Calendar page for November, with decorative border comprising a Zodiac sign, roundels, and bas-de-page scene, from the London Rothschild Hours, Southern Netherlands (?Ghent), c. 1500,
Add MS 35313, f. 6v 

In November, the threshing and winnowing is taking place: in the background, a male figure wields a flail, beating wheat to separate the grains from the husks.  Two peasants in the foreground are beating flax to break down the stem fibres, while a woman to the right in the background is using a stick known as a 'swingle' to 'scutch' or dress the flax.  A woman is pouring swill out for the pigs, while doves and pigeons gather in the dovecote and on the thatched roofs of the barns waiting to feed on any loose grains.

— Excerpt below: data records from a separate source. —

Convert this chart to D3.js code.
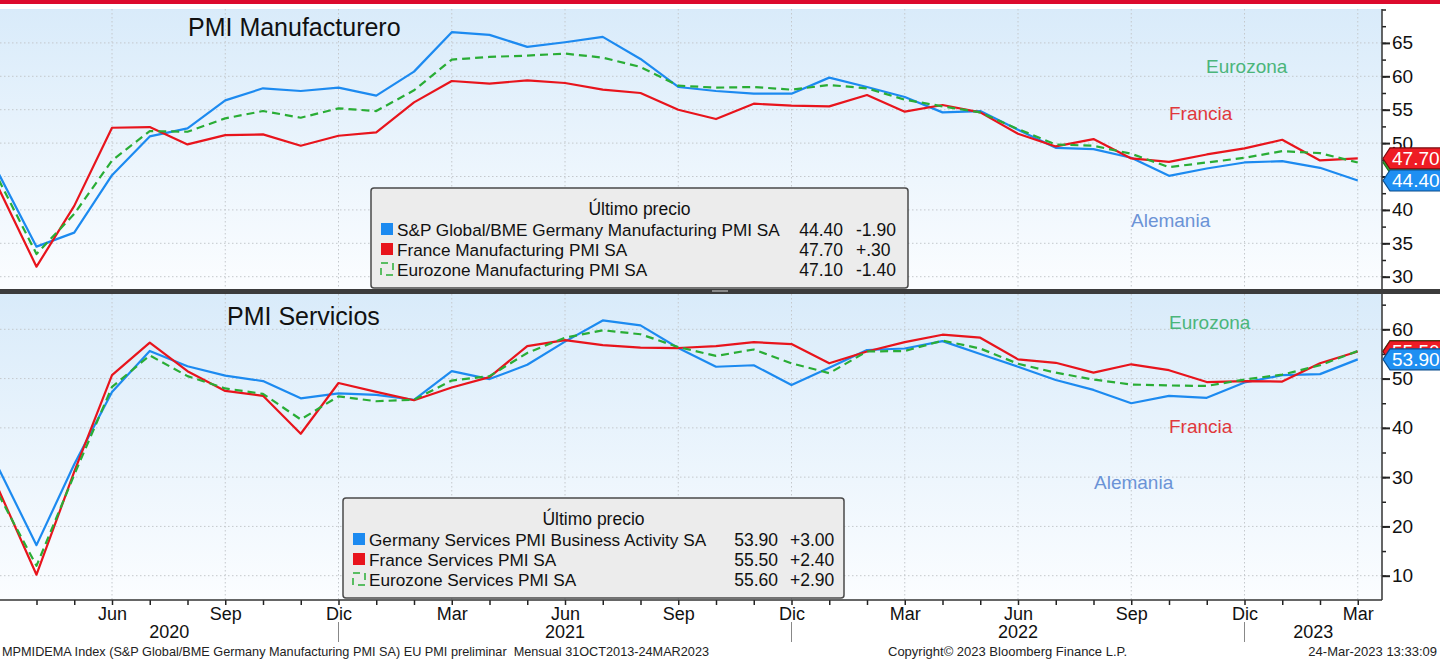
<!DOCTYPE html>
<html>
<head>
<meta charset="utf-8">
<script src="https://cdn.jsdelivr.net/npm/d3@7"></script>
<style>
  body { margin: 0; background: #fff; }
  svg { display: block; font-family: "Liberation Sans", Arial, sans-serif; }
</style>
</head>
<body>
<div class="chart"></div>
<script>
// months on the x axis (monthly PMI readings)
const months = ["2020-03","2020-04","2020-05","2020-06","2020-07","2020-08","2020-09","2020-10","2020-11","2020-12",
  "2021-01","2021-02","2021-03","2021-04","2021-05","2021-06","2021-07","2021-08","2021-09","2021-10","2021-11","2021-12",
  "2022-01","2022-02","2022-03","2022-04","2022-05","2022-06","2022-07","2022-08","2022-09","2022-10","2022-11","2022-12",
  "2023-01","2023-02","2023-03"];
const monthNames = {"03": "Mar", "06": "Jun", "09": "Sep", "12": "Dic"};
const years = ["2020", "2021", "2022", "2023"];

// manufacturing
const deMfg = [45.4,34.5,36.6,45.2,51.0,52.2,56.4,58.2,57.8,58.3,57.1,60.7,66.6,66.2,64.4,65.1,65.9,62.6,58.4,57.8,57.4,57.4,
  59.8,58.4,56.9,54.6,54.8,52.0,49.3,49.1,47.8,45.1,46.2,47.1,47.3,46.3,44.4];
const frMfg = [43.2,31.5,40.6,52.3,52.4,49.8,51.2,51.3,49.6,51.1,51.6,56.1,59.3,58.9,59.4,59.0,58.0,57.5,55.0,53.6,55.9,55.6,
  55.5,57.2,54.7,55.7,54.6,51.4,49.5,50.6,47.7,47.2,48.3,49.2,50.5,47.4,47.7];
const ezMfg = [44.5,33.4,39.4,47.4,51.8,51.7,53.7,54.8,53.8,55.2,54.8,57.9,62.5,62.9,63.1,63.4,62.8,61.4,58.6,58.3,58.4,58.0,
  58.7,58.2,56.5,55.5,54.6,52.1,49.8,49.6,48.4,46.4,47.1,47.8,48.8,48.5,47.1];

// services
const deSrv = [31.7,16.2,32.6,47.3,55.6,52.5,50.6,49.5,46.0,47.0,46.7,45.7,51.5,49.9,52.8,57.5,61.8,60.8,56.2,52.4,52.7,48.7,
  52.2,55.8,56.1,57.6,55.0,52.4,49.7,47.7,45.0,46.5,46.1,49.2,50.7,50.9,53.9];
const frSrv = [27.4,10.2,31.1,50.7,57.3,51.5,47.5,46.5,38.8,49.1,47.3,45.6,48.2,50.3,56.6,57.8,56.8,56.3,56.2,56.6,57.4,57.0,
  53.1,55.5,57.4,58.9,58.3,53.9,53.2,51.2,52.9,51.7,49.3,49.5,49.4,53.1,55.5];
const ezSrv = [26.4,12.0,30.5,48.3,54.7,50.5,48.0,46.9,41.7,46.4,45.4,45.7,49.6,50.5,55.2,58.3,59.8,59.0,56.4,54.6,55.9,53.1,
  51.1,55.5,55.6,57.7,56.1,53.0,51.2,49.8,48.8,48.6,48.5,49.8,50.8,52.7,55.6];

const mfgLegend = [
  {name: "S&P Global/BME Germany Manufacturing PMI SA", last: "44.40", chg: "-1.90"},
  {name: "France Manufacturing PMI SA", last: "47.70", chg: "+.30"},
  {name: "Eurozone Manufacturing PMI SA", last: "47.10", chg: "-1.40"}
];
const srvLegend = [
  {name: "Germany Services PMI Business Activity SA", last: "53.90", chg: "+3.00"},
  {name: "France Services PMI SA", last: "55.50", chg: "+2.40"},
  {name: "Eurozone Services PMI SA", last: "55.60", chg: "+2.90"}
];
const mfgTicks = [30, 35, 40, 45, 50, 55, 60, 65];
const srvTicks = [10, 20, 30, 40, 50, 60];
// tick labels that sit fully under the last-value tags
const hiddenTickLabels = [45];

const width = 1440, height = 659;
const axisX = 1382;
const blue = "#1c8af0", red = "#e8141c", green = "#29ad35";

const svg = d3.select(".chart").append("svg")
  .attr("width", width).attr("height", height);

const defs = svg.append("defs");
const grad = defs.append("linearGradient").attr("id", "bg")
  .attr("x1", 0).attr("y1", 0).attr("x2", 0).attr("y2", 1);
grad.append("stop").attr("offset", "0%").attr("stop-color", "#d9ebfa");
grad.append("stop").attr("offset", "100%").attr("stop-color", "#fbfdff");

// top red band
svg.append("rect").attr("x", 0).attr("y", 0).attr("width", width).attr("height", 4).attr("fill", "#dc0a2d");

const x = d3.scaleLinear().domain([0, months.length - 1]).range([-1.25, 1357.75]);
const quarterIdx = months.map((m, i) => i).filter(i => monthNames[months[i].slice(5)]);

const panels = [
  {top: 9, bottom: 289, y: d3.scaleLinear().domain([30, 65]).range([276.7, 42.9]),
   ticks: mfgTicks, minorStep: 2.5, title: "PMI Manufacturero", titleX: 188, titleY: 36,
   series: [ezMfg, frMfg, deMfg], legend: mfgLegend,
   box: {x: 371, y: 188, w: 537, h: 100, valX: 843, chgX: 856},
   labels: [{t: "Eurozona", x: 1206, y: 73, c: "#4bb57a"}, {t: "Francia", x: 1169, y: 120, c: "#e0383c"},
            {t: "Alemania", x: 1131, y: 227, c: "#6b93d6"}]},
  {top: 294, bottom: 600, y: d3.scaleLinear().domain([10, 60]).range([575.7, 329.3]),
   ticks: srvTicks, minorStep: 5, title: "PMI Servicios", titleX: 227, titleY: 325,
   series: [ezSrv, frSrv, deSrv], legend: srvLegend,
   box: {x: 343, y: 498, w: 501, h: 100, valX: 778, chgX: 790},
   labels: [{t: "Eurozona", x: 1169, y: 329, c: "#4bb57a"}, {t: "Francia", x: 1169, y: 433, c: "#e0383c"},
            {t: "Alemania", x: 1094, y: 489, c: "#6b93d6"}]}
];

panels.forEach((p, k) => {
  const g = svg.append("g");
  g.append("rect").attr("x", 0).attr("y", p.top).attr("width", axisX).attr("height", p.bottom - p.top)
    .attr("fill", "url(#bg)");

  const clipId = "clip" + k;
  defs.append("clipPath").attr("id", clipId).append("rect")
    .attr("x", 0).attr("y", p.top).attr("width", axisX).attr("height", p.bottom - p.top);

  // grid
  g.selectAll("line.hgrid").data(p.ticks).enter().append("line")
    .attr("x1", 0).attr("x2", axisX)
    .attr("y1", d => p.y(d)).attr("y2", d => p.y(d))
    .attr("stroke", "#c4c8cc").attr("stroke-dasharray", "1.5,2.5");
  g.selectAll("line.vgrid").data(quarterIdx).enter().append("line")
    .attr("x1", d => x(d)).attr("x2", d => x(d))
    .attr("y1", p.top).attr("y2", p.bottom)
    .attr("stroke", "#c4c8cc").attr("stroke-dasharray", "1.5,2.5");

  // title
  g.append("text").text(p.title).attr("x", p.titleX).attr("y", p.titleY)
    .attr("font-size", 25).attr("fill", "#111");

  // series labels
  g.selectAll("text.lab").data(p.labels).enter().append("text")
    .text(d => d.t).attr("x", d => d.x).attr("y", d => d.y)
    .attr("font-size", 19).attr("fill", d => d.c);

  // lines
  const line = d3.line().x((d, i) => x(i)).y(d => p.y(d));
  const lines = g.append("g").attr("clip-path", `url(#${clipId})`);
  const styles = [
    {c: green, dash: "8,5"},
    {c: red, dash: null},
    {c: blue, dash: null}
  ];
  // blue and red first, dashed green on top
  [2, 1, 0].forEach(j => {
    lines.append("path").datum(p.series[j]).attr("d", line)
      .attr("fill", "none").attr("stroke", styles[j].c).attr("stroke-width", 2.2)
      .attr("stroke-dasharray", styles[j].dash).attr("stroke-linejoin", "round");
  });

  // right axis
  const yMinor = d3.range(p.y.domain()[0] - 2 * p.minorStep, 71, p.minorStep)
    .filter(v => p.y(v) >= p.top && p.y(v) <= p.bottom);
  const minorAxis = d3.axisRight(p.y).tickValues(yMinor).tickSize(4).tickFormat("");
  const ax2 = g.append("g").attr("transform", `translate(${axisX},0)`).call(minorAxis);
  ax2.select(".domain").remove();
  ax2.selectAll("line").attr("stroke", "#222").attr("stroke-width", 1.5);

  const majorAxis = d3.axisRight(p.y).tickValues(p.ticks).tickSize(8).tickPadding(2)
    .tickFormat(d => hiddenTickLabels.includes(d) ? "" : d);
  const ax = g.append("g").attr("transform", `translate(${axisX},0)`).call(majorAxis);
  ax.select(".domain").remove();
  ax.selectAll("line").attr("stroke", "#222").attr("stroke-width", 2);
  ax.selectAll("text").attr("font-size", 19).attr("fill", "#111")
    .attr("font-family", "Liberation Sans, Arial, sans-serif");

  g.append("line").attr("x1", axisX).attr("x2", axisX).attr("y1", p.top).attr("y2", p.bottom)
    .attr("stroke", "#333").attr("stroke-width", 1.5);

  // legend box
  const b = p.box;
  const lg = g.append("g");
  lg.append("rect").attr("x", b.x).attr("y", b.y).attr("width", b.w).attr("height", b.h)
    .attr("rx", 3).attr("fill", "#ececec").attr("stroke", "#4a4a4a").attr("stroke-width", 1.5);
  lg.append("text").text("Último precio").attr("x", b.x + b.w / 2).attr("y", b.y + 27)
    .attr("text-anchor", "middle").attr("font-size", 17.5).attr("fill", "#111");
  const rows = lg.selectAll("g.row").data(p.legend).enter().append("g")
    .attr("transform", (d, i) => `translate(0,${b.y + 41 + i * 20})`);
  rows.append("rect").attr("x", b.x + 10).attr("y", -6).attr("width", 12).attr("height", 12)
    .attr("fill", (d, i) => i === 2 ? "none" : (i === 0 ? blue : red))
    .attr("stroke", (d, i) => i === 2 ? green : "none")
    .attr("stroke-width", 1.5)
    .attr("stroke-dasharray", (d, i) => i === 2 ? "7,5" : null);
  rows.append("text").text(d => d.name).attr("x", b.x + 26).attr("y", 6.5)
    .attr("font-size", 17.2).attr("fill", "#111");
  rows.append("text").text(d => d.last).attr("x", b.valX).attr("y", 6.5)
    .attr("text-anchor", "end").attr("font-size", 17.5).attr("fill", "#111");
  rows.append("text").text(d => d.chg).attr("x", b.chgX).attr("y", 6.5)
    .attr("font-size", 17.5).attr("fill", "#111");

  // last value tags (green one sits under the red one, its number is hidden)
  const tagFill = [green, "#ee1c24", "#1e8ff2"];
  const tagStroke = ["#1d6e22", "#7a0a0e", "#0b4d8c"];
  [0, 1, 2].forEach(j => {
    const s = p.series[j];
    const last = s[s.length - 1];
    const cy = p.y(last);
    const tg = g.append("g");
    tg.append("path")
      .attr("d", `M${axisX + 1},${cy} L${axisX + 8},${cy - 10.5} L${width + 5},${cy - 10.5} L${width + 5},${cy + 10.5} L${axisX + 8},${cy + 10.5} Z`)
      .attr("fill", tagFill[j]).attr("stroke", tagStroke[j]).attr("stroke-width", 1.2);
    if (j > 0) {
      tg.append("text").text(last.toFixed(2)).attr("x", axisX + 10).attr("y", cy + 6.5)
        .attr("font-size", 19).attr("fill", "#fff");
    }
  });
});

// separator between the panels
svg.append("rect").attr("x", 0).attr("y", 289).attr("width", width).attr("height", 5).attr("fill", "#3c3c3c");
svg.append("rect").attr("x", 712).attr("y", 290).attr("width", 16).attr("height", 2).attr("fill", "#8a8a8a");

// x axis
const xAxis = d3.axisBottom(x).tickValues(d3.range(0, months.length)).tickSize(5).tickPadding(2)
  .tickFormat(i => (i > 0 && monthNames[months[i].slice(5)]) || "");
const xa = svg.append("g").attr("transform", "translate(0,600)").call(xAxis);
xa.select(".domain").remove();
xa.selectAll("line").attr("stroke", "#222").attr("stroke-width", 1.5);
xa.selectAll("text").attr("font-size", 18).attr("fill", "#111")
  .attr("font-family", "Liberation Sans, Arial, sans-serif");
svg.append("line").attr("x1", 0).attr("x2", axisX).attr("y1", 600).attr("y2", 600)
  .attr("stroke", "#333").attr("stroke-width", 1.5);

// year labels and separators
const decIdx = months.map((m, i) => i).filter(i => months[i].slice(5) === "12");
const edges = [0].concat(decIdx.map(i => x(i))).concat([axisX]);
svg.selectAll("text.year").data(years).enter().append("text")
  .text(d => d).attr("x", (d, i) => (edges[i] + edges[i + 1]) / 2).attr("y", 638)
  .attr("text-anchor", "middle").attr("font-size", 18).attr("fill", "#111");
svg.selectAll("line.ysep").data(decIdx).enter().append("line")
  .attr("x1", d => x(d)).attr("x2", d => x(d)).attr("y1", 622).attr("y2", 642)
  .attr("stroke", "#888").attr("stroke-width", 1);

// footer
svg.append("text").text("MPMIDEMA Index (S&P Global/BME Germany Manufacturing PMI SA) EU PMI preliminar  Mensual 31OCT2013-24MAR2023")
  .attr("x", 2).attr("y", 656).attr("font-size", 12.7).attr("fill", "#222").attr("xml:space", "preserve");
svg.append("text").text("Copyright© 2023 Bloomberg Finance L.P.")
  .attr("x", 888).attr("y", 656).attr("font-size", 13).attr("fill", "#222");
svg.append("text").text("24-Mar-2023 13:33:09")
  .attr("x", 1437).attr("y", 656).attr("text-anchor", "end").attr("font-size", 13).attr("fill", "#222");
</script>
</body>
</html>
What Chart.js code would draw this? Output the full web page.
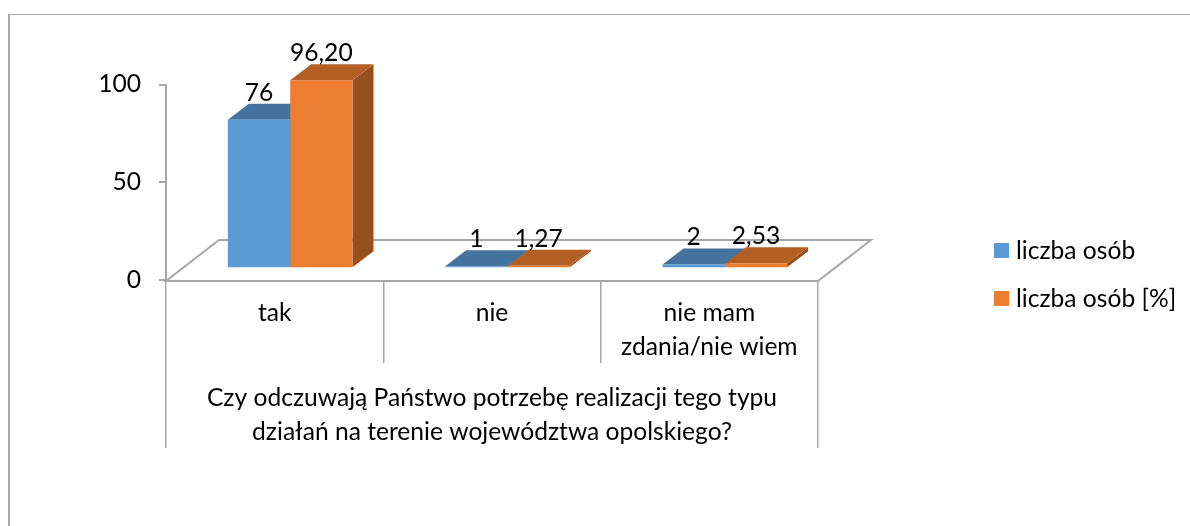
<!DOCTYPE html>
<html>
<head>
<meta charset="utf-8">
<style>
html, body { margin: 0; padding: 0; background: #fff; }
canvas { display: block; }
</style>
<script src="https://cdn.jsdelivr.net/npm/chart.js@4/dist/chart.umd.js"></script>
</head>
<body>
<canvas id="chart" width="1190" height="526"></canvas>
<script>
const categories = ['tak', 'nie', ['nie mam', 'zdania/nie wiem']]
const groupTitle = ['Czy odczuwają Państwo potrzebę realizacji tego typu', 'działań na terenie województwa opolskiego?']
const countValues = [76, 1, 2]
const percentValues = [96.20, 1.27, 2.53]
const countLabels = ['76', '1', '2']
const percentLabels = ['96,20', '1,27', '2,53']
const yTicks = [0, 50, 100]

const FONT = 'Lato'
const FONT_SIZE = 24.6
const AXIS = '#a6a6a6'

// perspective offsets of the fake 3D view
const depth = { x: 21, y: -16 }
const floor = { x: 53, y: -41 }
const shift = { x: 15.5, y: -11.7 }
const faces = [
    { top: '#44739f', side: '#3a6489' },
    { top: '#b35e24', side: '#95501e' }
]
const valueLabels = [countLabels, percentLabels]

function poly(ctx, pts, fill) {
    ctx.beginPath()
    pts.forEach((p, i) => i ? ctx.lineTo(p[0], p[1]) : ctx.moveTo(p[0], p[1]))
    ctx.closePath()
    ctx.fillStyle = fill
    ctx.fill()
}

const view3d = {
    id: 'view3d',
    beforeDatasetsDraw(chart) {
        const ctx = chart.ctx
        const x = chart.scales.x
        const y0 = chart.scales.y.getPixelForValue(0) + 1
        ctx.save()
        ctx.strokeStyle = AXIS
        ctx.lineWidth = 2
        ctx.beginPath()
        ctx.moveTo(x.left, y0)
        ctx.lineTo(x.left + floor.x, y0 + floor.y)
        ctx.lineTo(x.right + floor.x, y0 + floor.y)
        ctx.lineTo(x.right, y0)
        ctx.closePath()
        ctx.stroke()

        // side and top faces go first so the library's front faces sit on them
        ctx.translate(shift.x, shift.y)
        chart.data.datasets.forEach((ds, i) => {
            const f = faces[i]
            chart.getDatasetMeta(i).data.forEach(bar => {
                const l = bar.x - bar.width / 2
                const r = bar.x + bar.width / 2
                poly(ctx, [[r, bar.y], [r + depth.x, bar.y + depth.y], [r + depth.x, bar.base + depth.y], [r, bar.base]], f.side)
                poly(ctx, [[l, bar.y], [l + depth.x, bar.y + depth.y], [r + depth.x, bar.y + depth.y], [r, bar.y]], f.top)
            })
        })
        ctx.restore()
    },
    beforeDatasetDraw(chart) {
        chart.ctx.save()
        chart.ctx.translate(shift.x, shift.y)
    },
    afterDatasetDraw(chart) {
        chart.ctx.restore()
    },
    afterDatasetsDraw(chart) {
        const ctx = chart.ctx
        ctx.save()
        ctx.font = FONT_SIZE + 'px ' + FONT
        ctx.fillStyle = '#000'
        ctx.textAlign = 'center'
        ctx.textBaseline = 'middle'
        chart.data.datasets.forEach((ds, i) => {
            chart.getDatasetMeta(i).data.forEach((bar, j) => {
                ctx.fillText(valueLabels[i][j], bar.x + shift.x, bar.y + shift.y - 27)
            })
        })
        ctx.restore()
    },
    afterDraw(chart) {
        const ctx = chart.ctx
        ctx.save()

        // legend: the built-in one can't get the swatch-text gap this tight
        ctx.font = FONT_SIZE + 'px ' + FONT
        ctx.textAlign = 'left'
        ctx.textBaseline = 'middle'
        chart.data.datasets.forEach((ds, i) => {
            const y = 250.5 + i * 48
            ctx.fillStyle = ds.backgroundColor
            ctx.fillRect(994, y - 7.5, 15, 15)
            ctx.fillStyle = '#000'
            ctx.fillText(ds.label, 1016, y + 1)
        })

        // outer chart frame, only top and left are in the picture
        ctx.strokeStyle = AXIS
        ctx.lineWidth = 1
        ctx.beginPath()
        ctx.moveTo(1190, 14.5)
        ctx.lineTo(9, 14.5)
        ctx.stroke()
        ctx.lineWidth = 2
        ctx.beginPath()
        ctx.moveTo(9, 14)
        ctx.lineTo(9, 526)
        ctx.stroke()
        ctx.restore()
    }
}

new Chart(document.getElementById('chart'), {
    type: 'bar',
    data: {
        labels: categories,
        datasets: [
            {
                label: 'liczba osób',
                data: countValues,
                backgroundColor: '#5b9bd5',
                clip: false,
                barPercentage: 1,
                categoryPercentage: 0.5735
            },
            {
                label: 'liczba osób [%]',
                data: percentValues,
                backgroundColor: '#ed7d31',
                clip: false,
                barPercentage: 1,
                categoryPercentage: 0.5735
            }
        ]
    },
    plugins: [view3d],
    options: {
        responsive: false,
        animation: false,
        layout: {
            padding: { left: 0, right: 372, top: 84.5, bottom: 78 }
        },
        plugins: {
            title: { display: false },
            tooltip: { enabled: false },
            legend: { display: false }
        },
        scales: {
            y: {
                min: 0,
                max: 100,
                afterFit: s => { s.width = 166 },
                afterBuildTicks: s => { s.ticks = yTicks.map(value => ({ value })) },
                border: { color: AXIS, width: 2 },
                grid: { drawOnChartArea: false, color: AXIS, lineWidth: 2, tickLength: 7 },
                ticks: { padding: 18, color: '#000', font: { family: FONT, size: FONT_SIZE } }
            },
            x: {
                offset: true,
                afterFit: s => { s.height = 83 },
                border: { display: false },
                grid: { offset: true, drawOnChartArea: false, color: AXIS, lineWidth: 1.5, tickLength: 83 },
                ticks: {
                    padding: -67,
                    autoSkip: false,
                    maxRotation: 0,
                    minRotation: 0,
                    color: '#000',
                    font: { family: FONT, size: FONT_SIZE, lineHeight: 1.38 }
                }
            },
            x2: {
                type: 'category',
                position: 'bottom',
                labels: [groupTitle],
                offset: true,
                afterFit: s => { s.height = 85 },
                border: { display: false },
                grid: { offset: true, drawOnChartArea: false, color: AXIS, lineWidth: 1.5, tickLength: 85 },
                ticks: {
                    padding: -67,
                    autoSkip: false,
                    maxRotation: 0,
                    minRotation: 0,
                    color: '#000',
                    font: { family: FONT, size: FONT_SIZE, lineHeight: 1.38 }
                }
            }
        }
    }
})
</script>
</body>
</html>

This month, marked by the Zodiac symbol of the centaur for Sagittarius, saw the celebration of several important festivals in the Christian calendar, each illustrated in the roundels to the left: All Souls’ Day, the Commemoration of Souls in Purgatory, St Martin of Tours (shown mounted on a horse, cleaving his cloak in two and giving half to a beggar), and the deaths of St Clement, Pope and Martyr (shown being thrown into the Black Sea with an anchor tied around his neck, as punishment for converting local pagans), St Catherine (shown being beheaded, her wheel in the background) and St Andrew (shown being crucified on the saltire). 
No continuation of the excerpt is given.